The insurance consumer advocate, Melvin Butch Hollowell, in a 335 page report, claims auto insurance has become unaffordable for too many. He is calling for lawmakers to change state law to require that insurers obtain the insurance commissioner’s approval before raising rates and they they consider allowing a low cost auto policy with reduced benefits. Those are among the 10 changes he is recommending.

Hollowell reported that Michigan drivers statewide pay an average premium of $1,067 a year for insurance, second only to New Jersey, and Michigan’s $5,072 average annual urban premium is the highest in the nation, almost $1,200 higher than second place Philadelphia.

Since 1989, Michigan auto insurance premiums have increased at “a staggering rate of 69 percent, the fastest rate of increase in the country,” Hollowell claimed. That’s about 3.6 percent per year over that period.

The report also recommends restricting the use of credit scoring in insurance underwriting, an issue that is currently under review by the state Supreme Court.

Hollowell, who last year held insurance hearings across the state, issued his report along with a letter to Gov. Jennifer Granholm in which he laid out his 10 recommendations for change.

“Simply put, Governor, auto insurance has become unaffordable for a significant and growing portion of our population, at the same time industry profits have skyrocketed to their highest levels in U.S. history, even factoring in the losses from September 11, 2001, and Hurricane Katrina,” he wrote to Granholm.

“Moreover, these rising profits have grown proportionally with a 30-year expansion in industry de-regulation. Today, Michigan has the weakest laws in America for regulating the insurance industry,” he wrote.
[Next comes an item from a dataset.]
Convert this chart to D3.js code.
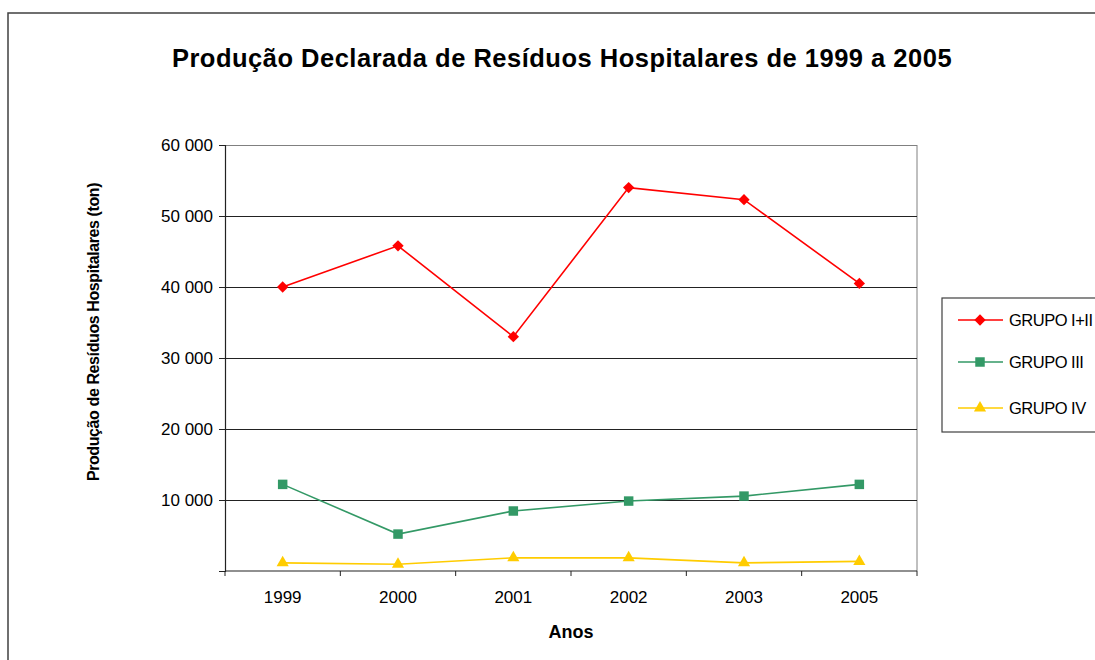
<!DOCTYPE html>
<html>
<head>
<meta charset="utf-8">
<script src="https://cdn.jsdelivr.net/npm/d3@7"></script>
<style>
  html, body { margin: 0; padding: 0; background: #fff; }
  svg { display: block; font-family: "Liberation Sans", Arial, sans-serif; }
</style>
</head>
<body>
<svg id="chart" width="1095" height="660"></svg>
<script>
const title = "Produção Declarada de Resíduos Hospitalares de 1999 a 2005";
const yTitle = "Produção de Resíduos Hospitalares (ton)";
const xTitle = "Anos";
const categories = ["1999", "2000", "2001", "2002", "2003", "2005"];
const grupoI_II = [40000, 45800, 33000, 54000, 52300, 40500];
const grupoIII = [12200, 5200, 8450, 9850, 10550, 12200];
const grupoIV = [1150, 950, 1850, 1850, 1150, 1350];
const yTicks = [0, 10000, 20000, 30000, 40000, 50000, 60000];
const yTickLabels = ["", "10 000", "20 000", "30 000", "40 000", "50 000", "60 000"];
const seriesNames = ["GRUPO I+II", "GRUPO III", "GRUPO IV"];

const series = [
  { name: seriesNames[0], values: grupoI_II, color: "#ff0000", symbol: d3.symbolSquare, size: 64, rot: 45 },
  { name: seriesNames[1], values: grupoIII, color: "#339966", symbol: d3.symbolSquare, size: 90, rot: 0 },
  { name: seriesNames[2], values: grupoIV, color: "#ffcc00", symbol: d3.symbolTriangle, size: 64, rot: 0 }
];

const svg = d3.select("#chart");
const plot = { left: 225, top: 145, right: 917, bottom: 571 };

// outer chart border
svg.append("rect").attr("x", 8).attr("y", 13).attr("width", 1200).attr("height", 700)
  .attr("fill", "none").attr("stroke", "#404040").attr("stroke-width", 1.5);

svg.append("text").attr("x", 562).attr("y", 67).attr("text-anchor", "middle")
  .attr("font-size", 25.5).attr("font-weight", "bold").attr("letter-spacing", 0.5).text(title);

const x = d3.scaleBand().domain(categories).range([plot.left, plot.right]);
const y = d3.scaleLinear().domain([0, 60000]).range([plot.bottom, plot.top]);

// plot area right border
svg.append("line").attr("x1", plot.right).attr("x2", plot.right)
  .attr("y1", plot.top).attr("y2", plot.bottom).attr("stroke", "#808080").attr("stroke-width", 1);

// gridlines
svg.append("g").selectAll("line").data(yTicks.filter(d => d > 0)).join("line")
  .attr("x1", plot.left).attr("x2", plot.right)
  .attr("y1", d => Math.round(y(d)) + 0.5).attr("y2", d => Math.round(y(d)) + 0.5)
  .attr("stroke", d => d === 60000 ? "#808080" : "#222").attr("stroke-width", 1);

// y axis
const yAxis = d3.axisLeft(y).tickValues(yTicks).tickSize(6).tickPadding(6)
  .tickFormat((d, i) => yTickLabels[i]);
const gy = svg.append("g").attr("transform", `translate(${plot.left},0)`).call(yAxis);
gy.select(".domain").attr("stroke", "#222").attr("stroke-width", 1.2);
gy.selectAll(".tick line").attr("stroke", "#222");
gy.selectAll("text").attr("font-size", 17).attr("fill", "#000")
  .attr("font-family", "Liberation Sans, Arial, sans-serif");

// x axis with ticks at band boundaries
const gx = svg.append("g").attr("transform", `translate(0,${plot.bottom})`);
gx.append("line").attr("x1", plot.left).attr("x2", plot.right).attr("y1", 0).attr("y2", 0)
  .attr("stroke", "#222").attr("stroke-width", 1.2);
const bounds = categories.map(c => x(c)).concat([plot.right]);
gx.selectAll("line.tk").data(bounds).join("line").attr("class", "tk")
  .attr("x1", d => d).attr("x2", d => d).attr("y1", 0).attr("y2", 5).attr("stroke", "#222");
gx.selectAll("text").data(categories).join("text")
  .attr("x", d => x(d) + x.bandwidth() / 2).attr("y", 32)
  .attr("text-anchor", "middle").attr("font-size", 17).text(d => d);

// axis titles
svg.append("text").attr("x", 571).attr("y", 638).attr("text-anchor", "middle")
  .attr("font-size", 18).attr("font-weight", "bold").text(xTitle);
svg.append("text").attr("transform", "translate(99,332) rotate(-90)").attr("text-anchor", "middle")
  .attr("font-size", 16).attr("font-weight", "bold").attr("letter-spacing", -0.4).text(yTitle);

// lines and markers
const line = d3.line().x((d, i) => x(categories[i]) + x.bandwidth() / 2).y(d => y(d));
series.forEach(s => {
  svg.append("path").datum(s.values).attr("d", line)
    .attr("fill", "none").attr("stroke", s.color).attr("stroke-width", 1.6);
  svg.append("g").selectAll("path").data(s.values).join("path")
    .attr("d", d3.symbol().type(s.symbol).size(s.size))
    .attr("transform", (d, i) => `translate(${x(categories[i]) + x.bandwidth() / 2},${y(d)}) rotate(${s.rot})`)
    .attr("fill", s.color);
});

// legend
const lg = svg.append("g");
lg.append("rect").attr("x", 942).attr("y", 298).attr("width", 200).attr("height", 134)
  .attr("fill", "#fff").attr("stroke", "#404040").attr("stroke-width", 1.2);
const rows = [320, 362, 408];
series.forEach((s, i) => {
  const yy = rows[i];
  lg.append("line").attr("x1", 958).attr("x2", 1003).attr("y1", yy).attr("y2", yy)
    .attr("stroke", s.color).attr("stroke-width", 1.6);
  lg.append("path").attr("d", d3.symbol().type(s.symbol).size(s.size))
    .attr("transform", `translate(980,${yy}) rotate(${s.rot})`).attr("fill", s.color);
  lg.append("text").attr("x", 1009).attr("y", yy + 6).attr("font-size", 16.5)
    .attr("letter-spacing", -0.5).text(s.name);
});
</script>
</body>
</html>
The report says that consumers should have more choices under no fault to customize the kind of policy they want and maintains that strengthening oversight of insurance companies will produce a “more transparent and stable insurance environment” for these choices to be offered.”

The report claims that its changes would “significantly reduce costs.”

Granholm cited the report and recommendations in this week’s State of the State address, in which she called for a freeze on auto insurance rates for 12 months to give state lawmakers time to address some of the reforms recommended by Hallowell.

“That report includes smart, specific proposals to give Michigan drivers the choices that citizens in other states have: solid coverage with fair and affordable rates,” she said.

Granholm had a warning for auto insurers that do not comply with the rate freeze. “If an insurance company refuses to freeze rates during this 12-month period, I am directing the Office of Financial and Insurance Regulation to use every administrative tool at its disposal to assure fair and affordable rates for Michigan consumers,” she said.

The Office of Financial and Insurance Regulation has already set up a system to receive notification from each automobile insurer of its intent to comply with the 12-month rate increase freeze.

Insurance carriers are not in the mood to go along with the rate freeze or Hollowell’s recommendations. They wasted no time in taking swipes at the accuracy of Hollowell’s report and at Granholm for what one trade group representative said is “anti-business, anti-consumer grandstanding.” (See related story.)

The 10 recommendations in Hallowell’s report are:

1. Enact a definition of premium affordability that assures that auto insurance rates are available to Michigan consumers at fair and reasonable rates.

2. Require insurance companies to obtain the insurance commissioner’s approval, prior to raising their rates.

3. Give consumers who have purchased collision insurance the right to recover actual repair costs to the vehicle from the at-fault party in an accident.

4. Strengthen the insurance commissioner’s authority to award refunds to consumers, upon a finding that a company has overcharged policyholders.

5. Prohibit the practice of “data mining,” where insurers sell policyholders’ personal information to third parties or “marketing partners,” often without the policyholder’s knowledge or consent.

6. Close the loopholes that allow insurers to use criteria such as credit scores, occupation and level of education.

7. On a pilot basis, consider the option of offering a low cost auto insurance policy, while continuing to provide full health care benefits to consumers.

8. Prohibit the insurance commissioners from working for insurance companies for a period of at least two years after leaving office.

9. Enact tougher penalties for companies who raise a policyholder’s rates, or cancel a policyholder’s policy, after a claim is submitted, when the policyholder is not at-fault. Routine Market Conduct Examinations should be initiated to determine industry compliance with this policy. Furthermore, there should be education to inform consumers that this practice is illegal.

10. Give consumers reasonable oversight authority over company rating practices by requiring companies to prominently publish proposed rate increases on the insurance regulator’s Web site and by allowing consumers to challenge proposed rate increases, before they go into effect.